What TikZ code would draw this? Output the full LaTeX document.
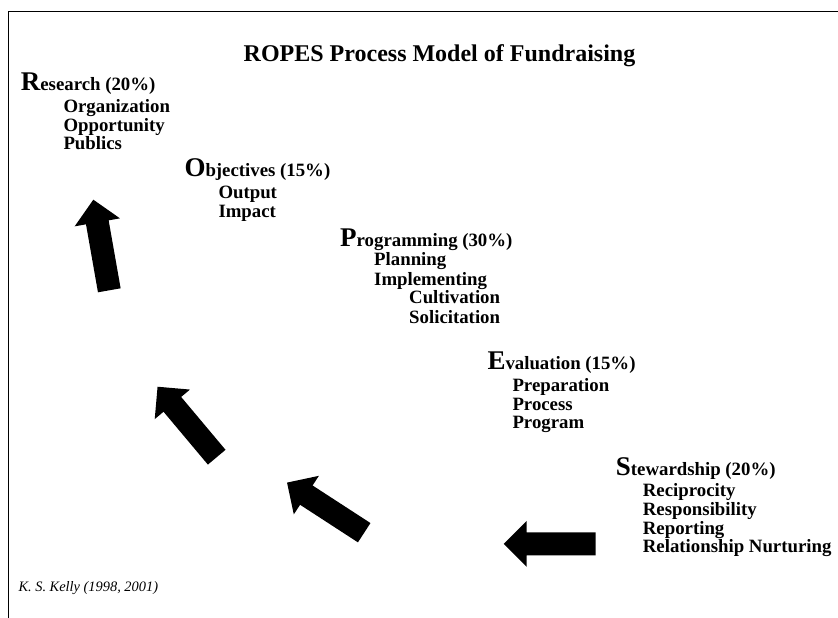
\documentclass[tikz,border=0pt]{standalone}
\usepackage{fontspec}
\setmainfont{Liberation Serif}

% large initial letter of each stage heading
\newcommand\StageInitial[1]{{\fontsize{27}{27}\selectfont #1}}

\begin{document}
\begin{tikzpicture}[x=1pt,y=-1pt,
  title/.style={inner sep=0pt, anchor=base, font=\bfseries\fontsize{24}{24}\selectfont},
  stage/.style={inner sep=0pt, anchor=base west, font=\bfseries\fontsize{18.8}{18.8}\selectfont},
  item/.style={inner sep=0pt, anchor=base west, font=\bfseries\fontsize{18.8}{18.8}\selectfont},
  credit/.style={inner sep=0pt, anchor=base west, font=\itshape\fontsize{14.4}{14.4}\selectfont},
  fatarrow/.pic={
    \fill (0,-11.5) -- (69,-11.5) -- (69,-23) -- (92,0) -- (69,23) -- (69,11.5) -- (0,11.5) -- cycle;
  }]
\useasboundingbox (0,0) rectangle (838,618);

% frame
\draw[line width=0.9pt] (838,11) -- (8,11) -- (8,618);

% title
\node[title] (title) at (439.5,61.5) {ROPES Process Model of Fundraising};

% Research
\node[stage] (res) at (20.7,90.7) {\StageInitial{R}esearch (20\%)};
\node[item] (res1) at (63.3,112.8) {Organization};
\node[item] (res2) at (63.3,131) {Opportunity};
\node[item] (res3) at (63.3,149.3) {Publics};

% Objectives
\node[stage] (obj) at (184.3,176) {\StageInitial{O}bjectives (15\%)};
\node[item] (obj1) at (218.3,198.3) {Output};
\node[item] (obj2) at (218.3,217.3) {Impact};

% Programming
\node[stage] (prg) at (340,246) {\StageInitial{P}rogramming (30\%)};
\node[item] (prg1) at (374,265.3) {Planning};
\node[item] (prg2) at (374,285) {Implementing};
\node[item] (prg3) at (409,303.6) {Cultivation};
\node[item] (prg4) at (409,323) {Solicitation};

% Evaluation
\node[stage] (eva) at (487.3,369) {\StageInitial{E}valuation (15\%)};
\node[item] (eva1) at (512.3,391) {Preparation};
\node[item] (eva2) at (512.3,410) {Process};
\node[item] (eva3) at (512.3,428.3) {Program};

% Stewardship
\node[stage] (ste) at (615.7,475) {\StageInitial{S}tewardship (20\%)};
\node[item] (ste1) at (642.7,496.7) {Reciprocity};
\node[item] (ste2) at (642.7,515) {Responsibility};
\node[item] (ste3) at (642.7,534) {Reporting};
\node[item] (ste4) at (642.7,552.7) {Relationship Nurturing};

% cycle arrows
\pic[rotate=180] at (595.7,543.8) {fatarrow};
\pic[rotate=147] at (364.2,532.7) {fatarrow};
\pic[rotate=130] at (216.7,457.2) {fatarrow};
\pic[rotate=100] at (109.3,290.3) {fatarrow};

% source
\node[credit] (src) at (18.3,591.7) {K. S. Kelly (1998, 2001)};
\end{tikzpicture}
\end{document}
=====
Do this:
Which lines hold the string "draw"? Copy all of them from the data above.

Response for this exercise:
What TikZ code would draw this? Output the full LaTeX document.
\draw[line width=0.9pt] (838,11) -- (8,11) -- (8,618);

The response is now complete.